Beim Iran ist die Lage etwas komplizierter: Einerseits rechtlich (das Land hat den Atomwaffenspervertrag unterzeichnet), andererseits eben dadurch, dass der Iran seit langem terroristische Organisationen unterstützt, innenpolitisch recht fragil ist und wohl nicht von einer wirklich zuverlässigen Kontrolle etwaiger Atomwaffen durch eine stabile Regierung ausgegangen werden kann, seit Jahren Hassreden gegen Israel geführt werden und der Iran ganz anders in die lokale Machtpolitik verstrickt ist als Israel, das im Großen und Ganzen ja vor allem in Ruhe gelassen werden will.

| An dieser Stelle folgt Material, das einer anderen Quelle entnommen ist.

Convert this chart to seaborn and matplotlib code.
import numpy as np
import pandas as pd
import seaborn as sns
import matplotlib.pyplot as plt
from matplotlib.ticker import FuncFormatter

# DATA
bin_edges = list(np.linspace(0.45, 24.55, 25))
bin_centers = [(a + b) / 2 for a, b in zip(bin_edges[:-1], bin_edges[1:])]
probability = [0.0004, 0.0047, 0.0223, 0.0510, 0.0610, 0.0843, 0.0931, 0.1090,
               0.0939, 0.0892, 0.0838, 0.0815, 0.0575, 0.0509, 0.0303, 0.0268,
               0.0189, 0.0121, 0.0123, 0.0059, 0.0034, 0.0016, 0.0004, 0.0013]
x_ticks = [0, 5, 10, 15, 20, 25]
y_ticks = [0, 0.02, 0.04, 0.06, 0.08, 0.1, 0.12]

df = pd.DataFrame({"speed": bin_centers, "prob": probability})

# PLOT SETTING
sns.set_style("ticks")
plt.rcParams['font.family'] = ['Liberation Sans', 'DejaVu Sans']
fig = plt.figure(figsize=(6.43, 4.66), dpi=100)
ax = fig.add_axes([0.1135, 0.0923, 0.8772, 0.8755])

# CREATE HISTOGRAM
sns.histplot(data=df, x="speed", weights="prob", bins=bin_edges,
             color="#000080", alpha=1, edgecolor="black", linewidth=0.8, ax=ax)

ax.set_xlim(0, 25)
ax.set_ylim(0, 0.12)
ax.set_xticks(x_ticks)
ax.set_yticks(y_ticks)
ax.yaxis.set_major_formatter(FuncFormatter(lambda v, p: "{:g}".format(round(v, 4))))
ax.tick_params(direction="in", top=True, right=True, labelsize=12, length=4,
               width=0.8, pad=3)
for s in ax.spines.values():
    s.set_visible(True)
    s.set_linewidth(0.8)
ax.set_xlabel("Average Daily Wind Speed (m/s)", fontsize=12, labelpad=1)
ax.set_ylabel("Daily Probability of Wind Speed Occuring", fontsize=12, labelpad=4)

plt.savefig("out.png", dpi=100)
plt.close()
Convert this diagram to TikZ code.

Es wird immer wieder geschrieben, Ahmanideschad hätte von der Auslöschung Israels gesprochen. Da gibt es Streit um die richtige Übersetzung, ich habe es so verstanden, dass er so etwas wie "die Besetzer Jerusalems müssen von der Bildfläche verschwinden" gesagt hat, was man als Beseitigung der israelischen Staatsordnung, weniger als Auslöschung des israelischen Volkes interpretieren kann. Er hat das nicht im Kontext von Atomprogrammen gesagt, sondern im Kontext der iranischen Revolution und der Beseitigung des Schahs. Jedenfalls ist das alles eher innenpolitische Symbolik. Iran fördert den internationalen Terrorimus und die Hisbollah, aber es beginnt keine Kriege. Vor iranischen Atomwaffen, die es nach Ansicht der CIA seit spätestens 2009 nicht mehr anstrebt, dürfte zudem Saudi-Arabien mehr Angst haben als Israel, die iranische Regierung spielt aber gerne mit der uneingestandenen Drohung, innen- wie außenpolitisch. Israel ist nur ein nützliches Feindbild, das man militärisch nicht wirklich herausfordern möchte. Wenn die israelische Trottelregierung jetzt gegen den Willen ihres Geheimdienstes einen langen Krieg gegen den Iran wegen unsichtbaren Massenvernichtungswaffen wie einst im Irak beginnt, werden dem Iran und den dortigen Fundis die Herzen der ganzen arabischen Welt zufliegen. Der arabische Frühling wird sich auch gegen Israel richten und die ganze Region wird so mit Waffen überschwemmt, dass man Stabilität für lange Zeit vergessen kann, außer natürlich für die Regierungen in Israel und im Iran.